— START MATERIAL PROVIDED —
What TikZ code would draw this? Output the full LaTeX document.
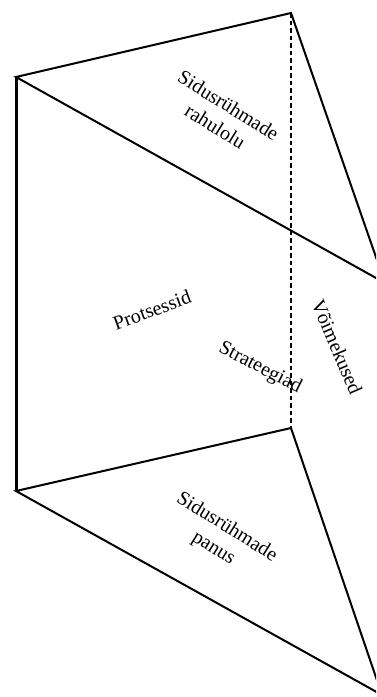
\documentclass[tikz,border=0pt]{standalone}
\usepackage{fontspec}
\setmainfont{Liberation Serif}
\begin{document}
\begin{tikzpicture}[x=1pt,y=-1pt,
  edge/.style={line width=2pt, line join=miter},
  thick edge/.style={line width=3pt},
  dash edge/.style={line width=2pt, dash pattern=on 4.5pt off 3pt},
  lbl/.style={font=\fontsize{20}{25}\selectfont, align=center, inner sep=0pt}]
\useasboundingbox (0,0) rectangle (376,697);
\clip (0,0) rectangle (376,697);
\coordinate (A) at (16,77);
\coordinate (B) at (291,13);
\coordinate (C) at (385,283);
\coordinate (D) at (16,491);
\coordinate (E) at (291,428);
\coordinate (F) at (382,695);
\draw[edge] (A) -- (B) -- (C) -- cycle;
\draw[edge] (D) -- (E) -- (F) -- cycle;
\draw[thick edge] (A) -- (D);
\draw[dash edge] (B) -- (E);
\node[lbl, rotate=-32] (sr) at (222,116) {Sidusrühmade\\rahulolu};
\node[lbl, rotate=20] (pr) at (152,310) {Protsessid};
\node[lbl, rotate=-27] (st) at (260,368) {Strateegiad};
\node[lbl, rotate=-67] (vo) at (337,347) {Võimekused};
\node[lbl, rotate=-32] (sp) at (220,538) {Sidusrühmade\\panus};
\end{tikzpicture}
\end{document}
— END MATERIAL PROVIDED —
Omit the pictures, and quote the material above exactly as given.

What TikZ code would draw this? Output the full LaTeX document.
\documentclass[tikz,border=0pt]{standalone}
\usepackage{fontspec}
\setmainfont{Liberation Serif}
\begin{document}
\begin{tikzpicture}[x=1pt,y=-1pt,
  edge/.style={line width=2pt, line join=miter},
  thick edge/.style={line width=3pt},
  dash edge/.style={line width=2pt, dash pattern=on 4.5pt off 3pt},
  lbl/.style={font=\fontsize{20}{25}\selectfont, align=center, inner sep=0pt}]
\useasboundingbox (0,0) rectangle (376,697);
\clip (0,0) rectangle (376,697);
\coordinate (A) at (16,77);
\coordinate (B) at (291,13);
\coordinate (C) at (385,283);
\coordinate (D) at (16,491);
\coordinate (E) at (291,428);
\coordinate (F) at (382,695);
\draw[edge] (A) -- (B) -- (C) -- cycle;
\draw[edge] (D) -- (E) -- (F) -- cycle;
\draw[thick edge] (A) -- (D);
\draw[dash edge] (B) -- (E);
\node[lbl, rotate=-32] (sr) at (222,116) {Sidusrühmade\\rahulolu};
\node[lbl, rotate=20] (pr) at (152,310) {Protsessid};
\node[lbl, rotate=-27] (st) at (260,368) {Strateegiad};
\node[lbl, rotate=-67] (vo) at (337,347) {Võimekused};
\node[lbl, rotate=-32] (sp) at (220,538) {Sidusrühmade\\panus};
\end{tikzpicture}
\end{document}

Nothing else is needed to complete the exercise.